Convention democratica. Il colpo d'ala di Biden nel grigiore di Milwaukee
Qualcosa non ha funzionato in questa convention democratica di Milwaukee, e non certo e non solo perché si è svolta in condizioni paradossali, da teatro dell’assurdo, come se la piattaforma Zoom o lo smart working fossero gli araldi del futuro che ci attende e non un mesto palliativo a cui tutto il mondo civile è costretto a causa del Covid-19. Quel « What went wrong? » (cosa è andato storto?), che già sibila assassino a mezza voce fra le fila del Partito democratico, ha vari volti e tante maschere. Quella di Hillary Clinton, per cominciare, riesumata dalla lunga quarantena depressiva seguita alla sua clamorosa sconfitta del 2016 davanti all’outsider Donald Trump e restituita con moltissima cautela alla passerella virtuale del Wisconsin insieme al marito Bill, con un risultato d’immagine umiliante per entrambi: Bill che arringa senza calore il popolo dem mente i social network lo bombardano impietosi diffondendo un imbarazzante massaggio a bordo di un aereo da parte di una delle giovani ancelle del defunto pedofilo Jeffrey Epstein; Hillary che cerca invano di attestarsi come paladina delle donne quando già ci sono la candidata vicepresidente Kamala Harris e la più verace, combattiva e soprattutto più giovane Alexandria Ocasio- Cortez a rubarle la scena.

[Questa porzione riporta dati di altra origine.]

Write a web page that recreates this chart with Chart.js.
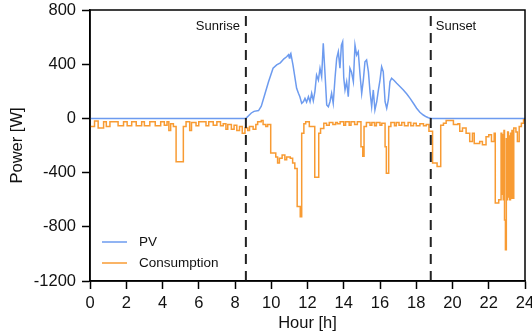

Già, la Ocasio-Cortez. Le hanno dato un minuto scarso a Milwaukee, neanche fosse titolare di una sorta di quota riservata alle minoranze etniche. Se avessero potuto, mugugnano in parecchi, alla trentunenne ragazza del Bronx fedelissima di Bernie Sanders avrebbero addirittura negato la parola. E qui si comincia a capire perché in questa convention democratica qualcosa è andato storto. Non c’è da indagare troppo: era un sinedrio di vecchi, anzi in qualche caso (i Clinton, di sicuro) di vecchie se pur rispettabili larve. Come Jimmy Carter, sventurato e sfortunato ex presidente, che ha 95 anni. O Colin Powell, ex segretario di Stato protagonista della deplorevole manfrina sulle armi di distruzione di massa di Saddam Hussein, che di anni ne fa 85. Rispetto a loro Joe Biden, settantasettenne, sembra un ragazzo. Ma il problema rimane. I giovani dunque dove sono?

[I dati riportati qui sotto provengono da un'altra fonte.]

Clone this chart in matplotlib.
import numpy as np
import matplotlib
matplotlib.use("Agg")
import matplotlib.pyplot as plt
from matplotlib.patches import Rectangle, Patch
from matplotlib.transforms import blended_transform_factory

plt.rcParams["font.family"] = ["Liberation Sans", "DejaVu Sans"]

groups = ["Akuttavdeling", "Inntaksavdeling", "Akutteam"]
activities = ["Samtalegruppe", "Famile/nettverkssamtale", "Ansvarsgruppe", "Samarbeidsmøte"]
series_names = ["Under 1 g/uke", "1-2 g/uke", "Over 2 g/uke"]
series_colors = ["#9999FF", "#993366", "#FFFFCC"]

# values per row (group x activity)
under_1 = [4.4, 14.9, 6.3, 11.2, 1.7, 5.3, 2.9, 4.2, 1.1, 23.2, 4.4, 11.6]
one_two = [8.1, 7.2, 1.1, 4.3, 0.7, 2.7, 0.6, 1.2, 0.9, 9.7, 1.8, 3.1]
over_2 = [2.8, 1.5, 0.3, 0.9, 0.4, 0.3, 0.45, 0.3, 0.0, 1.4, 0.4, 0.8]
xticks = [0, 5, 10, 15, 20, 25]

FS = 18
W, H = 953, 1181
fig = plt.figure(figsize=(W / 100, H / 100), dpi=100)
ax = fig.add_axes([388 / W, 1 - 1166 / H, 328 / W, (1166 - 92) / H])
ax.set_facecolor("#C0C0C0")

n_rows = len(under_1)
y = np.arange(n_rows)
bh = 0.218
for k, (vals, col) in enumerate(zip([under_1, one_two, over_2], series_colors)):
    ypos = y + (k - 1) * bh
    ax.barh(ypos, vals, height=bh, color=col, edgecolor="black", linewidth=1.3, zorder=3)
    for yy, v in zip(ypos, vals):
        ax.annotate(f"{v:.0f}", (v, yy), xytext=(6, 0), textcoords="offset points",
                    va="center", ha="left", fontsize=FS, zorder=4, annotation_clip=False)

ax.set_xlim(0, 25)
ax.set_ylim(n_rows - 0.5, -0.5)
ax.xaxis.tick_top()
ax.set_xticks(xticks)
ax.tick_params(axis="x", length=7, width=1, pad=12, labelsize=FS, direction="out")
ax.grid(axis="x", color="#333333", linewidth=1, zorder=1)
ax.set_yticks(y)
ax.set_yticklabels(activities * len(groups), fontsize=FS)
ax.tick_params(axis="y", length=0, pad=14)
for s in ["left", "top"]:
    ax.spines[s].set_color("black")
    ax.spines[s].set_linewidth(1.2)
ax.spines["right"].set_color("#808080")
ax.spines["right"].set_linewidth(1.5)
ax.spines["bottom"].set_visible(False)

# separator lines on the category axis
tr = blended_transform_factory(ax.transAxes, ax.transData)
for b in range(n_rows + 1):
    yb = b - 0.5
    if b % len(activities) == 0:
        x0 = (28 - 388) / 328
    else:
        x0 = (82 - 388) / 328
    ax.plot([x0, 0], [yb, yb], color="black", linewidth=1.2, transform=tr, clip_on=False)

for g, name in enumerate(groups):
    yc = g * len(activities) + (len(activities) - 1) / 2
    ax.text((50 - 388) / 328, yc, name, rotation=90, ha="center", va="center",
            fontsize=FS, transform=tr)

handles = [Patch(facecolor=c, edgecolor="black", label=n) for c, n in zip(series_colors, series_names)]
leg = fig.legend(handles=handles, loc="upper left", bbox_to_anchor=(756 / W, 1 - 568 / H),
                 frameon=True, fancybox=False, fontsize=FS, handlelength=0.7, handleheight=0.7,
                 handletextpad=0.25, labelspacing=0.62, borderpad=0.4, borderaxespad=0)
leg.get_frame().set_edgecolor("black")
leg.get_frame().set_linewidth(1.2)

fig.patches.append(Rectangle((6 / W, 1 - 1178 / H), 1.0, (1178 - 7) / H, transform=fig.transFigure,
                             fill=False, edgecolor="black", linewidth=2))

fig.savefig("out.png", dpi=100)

Diciamolo chiaro, non ci sono. Il vecchio apparato dem li ha strangolati nella culla. Come ha fatto con il promettente sindaco di una cittadina dell’Indiana Pete Buttigieg, come ha fatto con il deputato texano Beto O’Rourke, come ha tentato di fare – ma qui non c’è riuscito – con la pasionaria Ocasio-Cortez. Non ci sono i giovani e apparentemente, sopra quel luccichio di vecchie glorie, non c’è un’idea che sia una, se non quella di chiudere il conto con il quadriennio trumpiano. Troppo poco, per un partito che galoppa storicamente sul futuro.
Ma, che sia un paradosso o l’eterogenesi dei fini poco importa, alla fine è proprio il vecchio Sleepy Joe a cavalcarne una. L’idea vecchia ma intramontabile di una società risanata, unita, solidale, rooseveltianamente nemica soltanto della paura che ha avvelenato l’America con quei quattro cavalieri dell’Apocalisse: la crisi economica, la pandemia, l’ingiustizia sociale e razziale e il cambiamento climatico. In filigrana, uno dei migliori discorsi dem mai sentiti negli ultimi decenni. Più umile dell’obamiano «yes we can», più vicino alla « Great Society » di Lyndon Johnson, più ordinario e insieme più convincente proprio perché viene da un attempato gaffeur che ha perduto due figli e sa bene cosa sia il dolore. Non per niente Biden milita nella politica da cinquant’anni e forse, dietro quel bonario sorriso da irlandese fiducioso nelle capacità dell’uomo, che finora non ha mai sbaragliato avversari ma ha sempre fatto il numero due, si nasconde un anziano Davide che può battere il Golia che semina odio. Con accanto una seconda linea – pardon: una figura giovane, donna, colored – che meglio di Kamaka Harris non avrebbe potuto desiderare.